TASK TO COMPLETE:
Copy the data that follows, character for character, minus the pictures.

SUPPLIED DATA:
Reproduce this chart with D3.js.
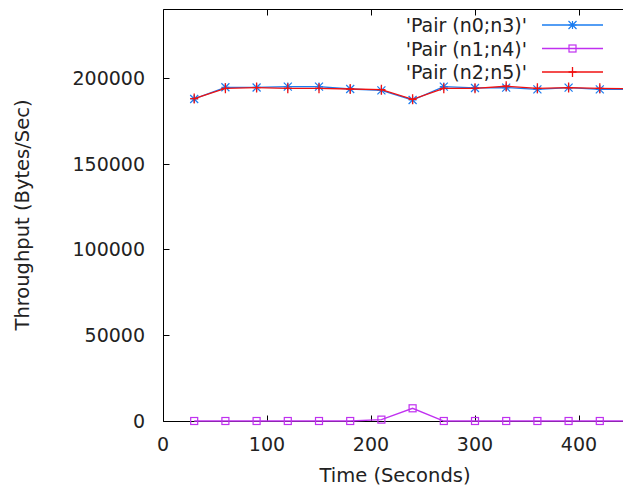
<!DOCTYPE html>
<html lang="en">
<head>
<meta charset="utf-8">
<title>Throughput</title>
<script src="https://cdn.jsdelivr.net/npm/d3@7"></script>
<style>
  body { margin: 0; background: #fff; }
  svg { display: block; font-family: "DejaVu Sans", sans-serif; }
</style>
</head>
<body>
<script>
// data
var times = [30, 60, 90, 120, 150, 180, 210, 240, 270, 300, 330, 360, 390, 420, 450];
var pair03 = [187600, 194400, 194300, 194800, 194800, 193400, 192600, 187000, 194800, 194000, 194200, 193200, 194200, 193200, 193200];
var pair14 = [0, 0, 0, 0, 0, 0, 800, 7400, 0, 0, 0, 0, 0, 0, 0];
var pair25 = [187800, 193800, 194200, 193800, 193800, 193400, 193000, 187400, 193800, 193800, 195000, 193800, 194200, 193800, 193600];
var seriesNames = ["'Pair (n0;n3)'", "'Pair (n1;n4)'", "'Pair (n2;n5)'"];
var seriesColors = ["#1a7cf0", "#c030f0", "#f01010"];
var xTicks = [0, 100, 200, 300, 400];
var yTicks = [0, 50000, 100000, 150000, 200000];

var w = 623, h = 488;
var svg = d3.select("body").append("svg")
  .attr("width", w)
  .attr("height", h);

var x = d3.scaleLinear().domain([0, 450]).range([163, 631]);
var y = d3.scaleLinear().domain([0, 240000]).range([421, 9]);

var frameL = 163.5, frameT = 9.5, frameB = 421.5, frameR = 631;

// frame
svg.append("path")
  .attr("d", "M" + frameR + "," + frameT + "H" + frameL + "V" + frameB + "H" + frameR)
  .attr("fill", "none")
  .attr("stroke", "#000")
  .attr("stroke-width", 1);

// ticks (inward, mirrored on top)
svg.selectAll(".xt").data(xTicks).enter().append("path")
  .attr("d", function(d) {
    var px = Math.round(x(d)) + 0.5;
    return "M" + px + "," + frameB + "v-6M" + px + "," + frameT + "v6";
  })
  .attr("stroke", "#000");
svg.selectAll(".yt").data(yTicks).enter().append("path")
  .attr("d", function(d) {
    var py = Math.round(y(d)) + 0.5;
    return "M" + frameL + "," + py + "h6";
  })
  .attr("stroke", "#000");

// tick labels
svg.selectAll(".xl").data(xTicks).enter().append("text")
  .attr("x", function(d) { return x(d); })
  .attr("y", 451)
  .attr("text-anchor", "middle")
  .attr("font-size", 19)
  .attr("fill", "#222")
  .text(function(d) { return d; });
svg.selectAll(".yl").data(yTicks).enter().append("text")
  .attr("x", 145)
  .attr("y", function(d) { return y(d) + 7; })
  .attr("text-anchor", "end")
  .attr("font-size", 19)
  .attr("fill", "#222")
  .text(function(d) { return d; });

// axis titles
svg.append("text")
  .attr("x", 395).attr("y", 482)
  .attr("text-anchor", "middle")
  .attr("font-size", 19.5)
  .attr("fill", "#222")
  .text("Time (Seconds)");
svg.append("text")
  .attr("transform", "translate(29,215) rotate(-90)")
  .attr("text-anchor", "middle")
  .attr("font-size", 19.5)
  .attr("fill", "#222")
  .text("Throughput (Bytes/Sec)");

var allSeries = [pair03, pair14, pair25];
var line = d3.line()
  .x(function(d, i) { return x(times[i]); })
  .y(function(d) { return y(d); });

function marker(g, type, cx, cy, color) {
  var s = 4;
  if (type === 0) {
    g.append("path")
      .attr("d", "M" + (cx - s) + "," + cy + "h" + 2 * s + "M" + cx + "," + (cy - s) + "v" + 2 * s +
        "M" + (cx - s) + "," + (cy - s) + "l" + 2 * s + "," + 2 * s +
        "M" + (cx - s) + "," + (cy + s) + "l" + 2 * s + "," + (-2 * s))
      .attr("stroke", color).attr("stroke-width", 1.2).attr("fill", "none");
  } else if (type === 1) {
    g.append("rect")
      .attr("x", cx - 3.5).attr("y", cy - 3.5)
      .attr("width", 7).attr("height", 7)
      .attr("stroke", color).attr("stroke-width", 1.2).attr("fill", "none");
  } else {
    g.append("path")
      .attr("d", "M" + (cx - s) + "," + cy + "h" + 2 * s + "M" + cx + "," + (cy - s - 1) + "v" + (2 * s + 2))
      .attr("stroke", color).attr("stroke-width", 1.3).attr("fill", "none");
  }
}

allSeries.forEach(function(vals, k) {
  var g = svg.append("g");
  g.append("path")
    .attr("d", line(vals))
    .attr("fill", "none")
    .attr("stroke", seriesColors[k])
    .attr("stroke-width", 1.3);
  vals.forEach(function(v, i) {
    marker(g, k, x(times[i]), y(v), seriesColors[k]);
  });

  // legend
  var ly = 25 + k * 23.5;
  svg.append("text")
    .attr("x", 527).attr("y", ly + 7)
    .attr("text-anchor", "end")
    .attr("font-size", 19)
    .attr("fill", "#222")
    .text(seriesNames[k]);
  svg.append("line")
    .attr("x1", 542).attr("x2", 603)
    .attr("y1", ly).attr("y2", ly)
    .attr("stroke", seriesColors[k])
    .attr("stroke-width", 1.3);
  marker(svg, k, 572.5, ly, seriesColors[k]);
});
</script>
</body>
</html>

COMPLETE ANSWER:
Reproduce this chart with D3.js.
<!DOCTYPE html>
<html lang="en">
<head>
<meta charset="utf-8">
<title>Throughput</title>
<script src="https://cdn.jsdelivr.net/npm/d3@7"></script>
<style>
  body { margin: 0; background: #fff; }
  svg { display: block; font-family: "DejaVu Sans", sans-serif; }
</style>
</head>
<body>
<script>
// data
var times = [30, 60, 90, 120, 150, 180, 210, 240, 270, 300, 330, 360, 390, 420, 450];
var pair03 = [187600, 194400, 194300, 194800, 194800, 193400, 192600, 187000, 194800, 194000, 194200, 193200, 194200, 193200, 193200];
var pair14 = [0, 0, 0, 0, 0, 0, 800, 7400, 0, 0, 0, 0, 0, 0, 0];
var pair25 = [187800, 193800, 194200, 193800, 193800, 193400, 193000, 187400, 193800, 193800, 195000, 193800, 194200, 193800, 193600];
var seriesNames = ["'Pair (n0;n3)'", "'Pair (n1;n4)'", "'Pair (n2;n5)'"];
var seriesColors = ["#1a7cf0", "#c030f0", "#f01010"];
var xTicks = [0, 100, 200, 300, 400];
var yTicks = [0, 50000, 100000, 150000, 200000];

var w = 623, h = 488;
var svg = d3.select("body").append("svg")
  .attr("width", w)
  .attr("height", h);

var x = d3.scaleLinear().domain([0, 450]).range([163, 631]);
var y = d3.scaleLinear().domain([0, 240000]).range([421, 9]);

var frameL = 163.5, frameT = 9.5, frameB = 421.5, frameR = 631;

// frame
svg.append("path")
  .attr("d", "M" + frameR + "," + frameT + "H" + frameL + "V" + frameB + "H" + frameR)
  .attr("fill", "none")
  .attr("stroke", "#000")
  .attr("stroke-width", 1);

// ticks (inward, mirrored on top)
svg.selectAll(".xt").data(xTicks).enter().append("path")
  .attr("d", function(d) {
    var px = Math.round(x(d)) + 0.5;
    return "M" + px + "," + frameB + "v-6M" + px + "," + frameT + "v6";
  })
  .attr("stroke", "#000");
svg.selectAll(".yt").data(yTicks).enter().append("path")
  .attr("d", function(d) {
    var py = Math.round(y(d)) + 0.5;
    return "M" + frameL + "," + py + "h6";
  })
  .attr("stroke", "#000");

// tick labels
svg.selectAll(".xl").data(xTicks).enter().append("text")
  .attr("x", function(d) { return x(d); })
  .attr("y", 451)
  .attr("text-anchor", "middle")
  .attr("font-size", 19)
  .attr("fill", "#222")
  .text(function(d) { return d; });
svg.selectAll(".yl").data(yTicks).enter().append("text")
  .attr("x", 145)
  .attr("y", function(d) { return y(d) + 7; })
  .attr("text-anchor", "end")
  .attr("font-size", 19)
  .attr("fill", "#222")
  .text(function(d) { return d; });

// axis titles
svg.append("text")
  .attr("x", 395).attr("y", 482)
  .attr("text-anchor", "middle")
  .attr("font-size", 19.5)
  .attr("fill", "#222")
  .text("Time (Seconds)");
svg.append("text")
  .attr("transform", "translate(29,215) rotate(-90)")
  .attr("text-anchor", "middle")
  .attr("font-size", 19.5)
  .attr("fill", "#222")
  .text("Throughput (Bytes/Sec)");

var allSeries = [pair03, pair14, pair25];
var line = d3.line()
  .x(function(d, i) { return x(times[i]); })
  .y(function(d) { return y(d); });

function marker(g, type, cx, cy, color) {
  var s = 4;
  if (type === 0) {
    g.append("path")
      .attr("d", "M" + (cx - s) + "," + cy + "h" + 2 * s + "M" + cx + "," + (cy - s) + "v" + 2 * s +
        "M" + (cx - s) + "," + (cy - s) + "l" + 2 * s + "," + 2 * s +
        "M" + (cx - s) + "," + (cy + s) + "l" + 2 * s + "," + (-2 * s))
      .attr("stroke", color).attr("stroke-width", 1.2).attr("fill", "none");
  } else if (type === 1) {
    g.append("rect")
      .attr("x", cx - 3.5).attr("y", cy - 3.5)
      .attr("width", 7).attr("height", 7)
      .attr("stroke", color).attr("stroke-width", 1.2).attr("fill", "none");
  } else {
    g.append("path")
      .attr("d", "M" + (cx - s) + "," + cy + "h" + 2 * s + "M" + cx + "," + (cy - s - 1) + "v" + (2 * s + 2))
      .attr("stroke", color).attr("stroke-width", 1.3).attr("fill", "none");
  }
}

allSeries.forEach(function(vals, k) {
  var g = svg.append("g");
  g.append("path")
    .attr("d", line(vals))
    .attr("fill", "none")
    .attr("stroke", seriesColors[k])
    .attr("stroke-width", 1.3);
  vals.forEach(function(v, i) {
    marker(g, k, x(times[i]), y(v), seriesColors[k]);
  });

  // legend
  var ly = 25 + k * 23.5;
  svg.append("text")
    .attr("x", 527).attr("y", ly + 7)
    .attr("text-anchor", "end")
    .attr("font-size", 19)
    .attr("fill", "#222")
    .text(seriesNames[k]);
  svg.append("line")
    .attr("x1", 542).attr("x2", 603)
    .attr("y1", ly).attr("y2", ly)
    .attr("stroke", seriesColors[k])
    .attr("stroke-width", 1.3);
  marker(svg, k, 572.5, ly, seriesColors[k]);
});
</script>
</body>
</html>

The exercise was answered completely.